The Complexities of a Biking Transition and the New York City Backlash
New York City's new-ish First Avenue bike lane.

New York City's new-ish First Avenue bike lane.

On November 22 and November 23, 2010, The New York Times gave biking in New York City significant coverage in print.

The paper wrote about the city’s plans for a cross-borough bike share system. And then a day later how the transformation of the 200 miles of city streets in the past few years to accommodate bike lanes has resulted in a heated “backlash.”

We’ve been writing about and support New York City’s successful bike initiatives and EMBARQ, the producer of this blog, released a video on the bike- and pedestrian-friendly infrastructure spearheaded by New York City Department of Transportation (NYCDOT) Commissioner Janette Sadik-Khan. The City is instituting mass transit expansion, including bus rapid transit and policies for more healthful and livable communities to bring a balance in modal usage, improve quality of life and ultimately diminish the dominance of personal vehicles on the City’s streets.

Yet, according to the Times article, business owners and drivers in Manhattan have erupted in discontent over the eliminated parking spaces and difficulty of making deliveries caused by new bike lanes on Columbus Avenue. And in Staten Island, lanes were removed on Capodanno Boulevard to “better meet Staten Island’s unique transportation issues.”

Perhaps, as Streetsblog’s Ben Fried points out, the article overstates the tension between bike lane supporters and detractors, pitting one group against the other without giving the issues their due explanation. The New York Times reporter J. David Goodman is inconsistent in his explanation of the conflict. First he states, “the opposition to the city’s agenda on bicycles has far less organization and passion than the bicycling advocates, but it is gaining increased attention.” Taking on a different tone, later in the article he says that surging bike ridership has spurred “simmering cultural conflict between competing notions of urban transportation.” Fried calls out Goodman’s poorly researched examples of “dissent” to bike lanes like an anti-bike lane rally in the Lower East Side he chose not to cover in Streetsblog because it “drew more reporters than bike lane opponents.”

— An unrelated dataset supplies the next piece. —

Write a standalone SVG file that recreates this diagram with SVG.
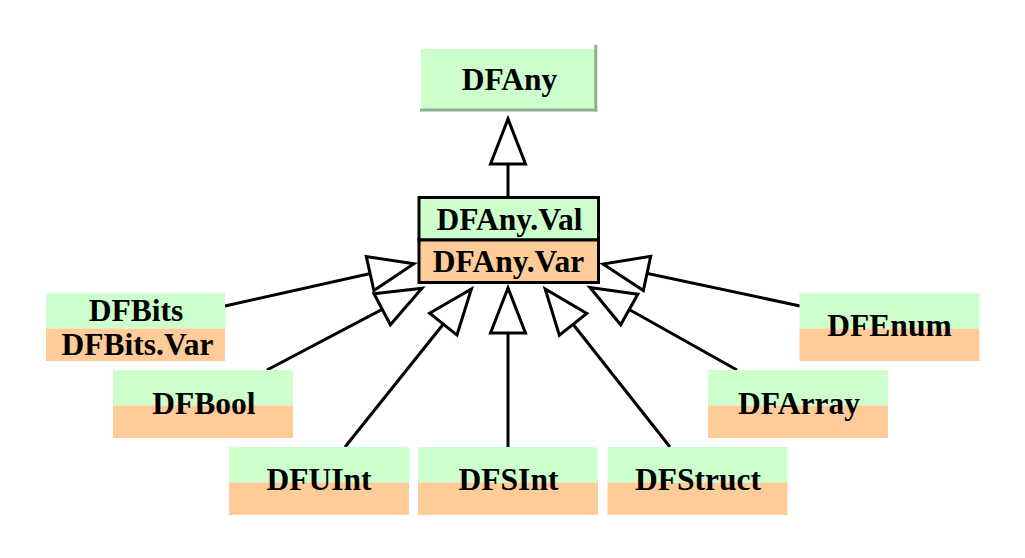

Rather than pointing to conflict, Scott Stringer, Manhattan Borough President, more accurately described the complicated issues as New York surges ahead with infrastructure changes. Stringer says it’s a lack of education and attention to safety that causes a misuse of the lanes. “We’ve got seniors who think bike lanes are walkways. We’ve got police cars using bike lanes as a quick way around town.” He continues, “We’ve got taxi cabs pulling up so close to the bike lanes that a passenger gets out and actually doors a cyclist.”

And then there are the cyclists who hop onto sidewalks, ride against traffic and cruise at dangerous speeds. For those riders, NYC DOT has a campaign called “Don’t be a Jerk” that it released along with a set of cycling rules.

A New York City DOT posted promoting safety in bike lanes.

A New York City DOT posted promoting safety in bike lanes. Photo by scottmontreal.

One commenter on TheCityFix described his concerns:

For all its candy coated political correctness & college town nostalgic dreams, cycling in Manhattan’s over-congested streets is dangerous & often out of control. Not the least of which it is unregulated, unenforced & totally uninsured . . . NYC cyclists rarely use bike lanes, ride in any direction they please, yell at pedestrians to get out of the way and basically are on power trips with no regard for anyone. There is even an ever growing, non-gender specific, macho cyclist subculture that promotes bikes without brakes & gears…

And indeed some bikers who want to ride fast even oppose the lanes. We found a video by a biker who said the new First Avenue lanes are dangerous because she wasn’t able to go fast enough.

In the wake of all this, the City Council will hold a hearing on bicycling on December 9th to address the needs of cyclists and other road users as well as how NYC DOT has worked with community boards to review large-scale road changes. And police are cracking down on biking traffic violations. (Bikers must follow the same rules, markings and traffic signals as motorists.)

Demarcated bike lanes as well as protected lanes that move the car-parking lane away from the curb have improved safety for bikers and shifted the paradigm of what a sustainable and livable city is. More people are biking than before and the City is finding more of an equilibrium between cyclists, pedestrians, mass transit riders and cars on the streets. Traffic calming measures makes streets safer and more usable for walkers and riders and clears up space for expanded surface transit. Although injuries and fatalities increased for riders in 2010 compared to 2009, daily biker ridership has increased dramatically, meaning rates of injuries are dramatically on the decline.

New York is a city of such diverse street activity that compromise is required. Even though a subset of biking culture is about breaking the rules, bike lanes and city streets must accommodate all types of mobility.